Written exercise: Return all of the data exactly as written, without the pictures.

Source data:
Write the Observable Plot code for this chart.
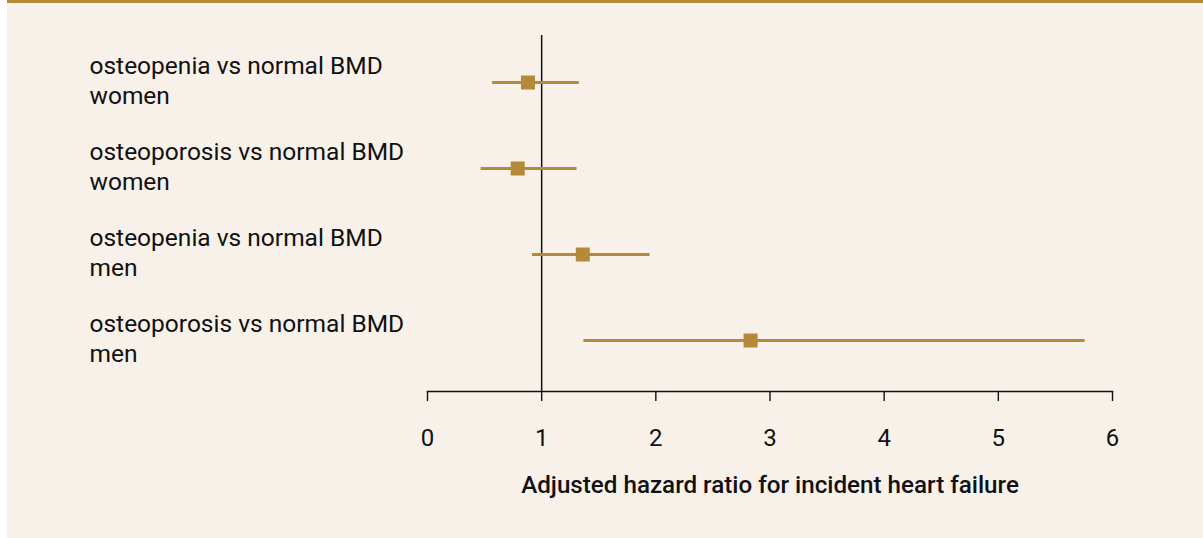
<!DOCTYPE html>
<html>
<head>
<meta charset="utf-8">
<script src="https://cdn.jsdelivr.net/npm/d3@7"></script>
<script src="https://cdn.jsdelivr.net/npm/@observablehq/plot@0.6"></script>
<style>
  html, body { margin: 0; padding: 0; background: #ffffff; }
  #panel {
    margin-left: 7px;
    width: 1196px;
    height: 535px;
    background: #f8f1ea;
    border-top: 3px solid #b5893a;
    overflow: hidden;
  }
</style>
</head>
<body>
<div id="panel"></div>
<script>
const labels = [
  "osteopenia vs normal BMD\nwomen",
  "osteoporosis vs normal BMD\nwomen",
  "osteopenia vs normal BMD\nmen",
  "osteoporosis vs normal BMD\nmen"
];
const hr = [0.88, 0.79, 1.36, 2.83];
const lo = [0.57, 0.47, 0.92, 1.37];
const hi = [1.33, 1.31, 1.95, 5.76];
const xTicks = [0, 1, 2, 3, 4, 5, 6];
const xTitle = "Adjusted hazard ratio for incident heart failure";

const data = labels.map((label, i) => ({label, hr: hr[i], lo: lo[i], hi: hi[i]}));
const gold = "#b5893a";

const chart = Plot.plot({
  width: 1196,
  height: 535,
  marginLeft: 420,
  marginRight: 91,
  marginTop: 28,
  marginBottom: 147,
  style: {fontFamily: "Roboto", fontSize: "24px", background: "transparent", color: "#111"},
  x: {domain: [0, 6]},
  y: {type: "point", domain: labels, padding: 0.577, axis: null},
  marks: [
    Plot.ruleX([1], {stroke: "#111", strokeWidth: 1.5, insetTop: 4}),
    Plot.frame({anchor: "bottom", stroke: "#111", strokeWidth: 1.4}),
    Plot.axisX({ticks: xTicks, tickFormat: d => String(d), tickSize: 10, tickPadding: 27, label: null, stroke: "#111", strokeWidth: 1.4, fontSize: 24}),
    Plot.ruleY(data, {y: "label", x1: "lo", x2: "hi", stroke: gold, strokeWidth: 3}),
    Plot.dot(data, {x: "hr", y: "label", symbol: "square", r: 7.9, fill: gold, stroke: "none"}),
    Plot.text(data, {y: "label", text: "label", frameAnchor: "left", dx: -338, dy: -3, textAnchor: "start", lineHeight: 1.22, fontSize: 24.5, fill: "#111"}),
    Plot.text([xTitle], {frameAnchor: "bottom", dy: 101, fontSize: 24.2, fontWeight: 500, fill: "#111"})
  ]
});
document.getElementById("panel").appendChild(chart);
</script>
</body>
</html>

Final answer:
Write the Observable Plot code for this chart.
<!DOCTYPE html>
<html>
<head>
<meta charset="utf-8">
<script src="https://cdn.jsdelivr.net/npm/d3@7"></script>
<script src="https://cdn.jsdelivr.net/npm/@observablehq/plot@0.6"></script>
<style>
  html, body { margin: 0; padding: 0; background: #ffffff; }
  #panel {
    margin-left: 7px;
    width: 1196px;
    height: 535px;
    background: #f8f1ea;
    border-top: 3px solid #b5893a;
    overflow: hidden;
  }
</style>
</head>
<body>
<div id="panel"></div>
<script>
const labels = [
  "osteopenia vs normal BMD\nwomen",
  "osteoporosis vs normal BMD\nwomen",
  "osteopenia vs normal BMD\nmen",
  "osteoporosis vs normal BMD\nmen"
];
const hr = [0.88, 0.79, 1.36, 2.83];
const lo = [0.57, 0.47, 0.92, 1.37];
const hi = [1.33, 1.31, 1.95, 5.76];
const xTicks = [0, 1, 2, 3, 4, 5, 6];
const xTitle = "Adjusted hazard ratio for incident heart failure";

const data = labels.map((label, i) => ({label, hr: hr[i], lo: lo[i], hi: hi[i]}));
const gold = "#b5893a";

const chart = Plot.plot({
  width: 1196,
  height: 535,
  marginLeft: 420,
  marginRight: 91,
  marginTop: 28,
  marginBottom: 147,
  style: {fontFamily: "Roboto", fontSize: "24px", background: "transparent", color: "#111"},
  x: {domain: [0, 6]},
  y: {type: "point", domain: labels, padding: 0.577, axis: null},
  marks: [
    Plot.ruleX([1], {stroke: "#111", strokeWidth: 1.5, insetTop: 4}),
    Plot.frame({anchor: "bottom", stroke: "#111", strokeWidth: 1.4}),
    Plot.axisX({ticks: xTicks, tickFormat: d => String(d), tickSize: 10, tickPadding: 27, label: null, stroke: "#111", strokeWidth: 1.4, fontSize: 24}),
    Plot.ruleY(data, {y: "label", x1: "lo", x2: "hi", stroke: gold, strokeWidth: 3}),
    Plot.dot(data, {x: "hr", y: "label", symbol: "square", r: 7.9, fill: gold, stroke: "none"}),
    Plot.text(data, {y: "label", text: "label", frameAnchor: "left", dx: -338, dy: -3, textAnchor: "start", lineHeight: 1.22, fontSize: 24.5, fill: "#111"}),
    Plot.text([xTitle], {frameAnchor: "bottom", dy: 101, fontSize: 24.2, fontWeight: 500, fill: "#111"})
  ]
});
document.getElementById("panel").appendChild(chart);
</script>
</body>
</html>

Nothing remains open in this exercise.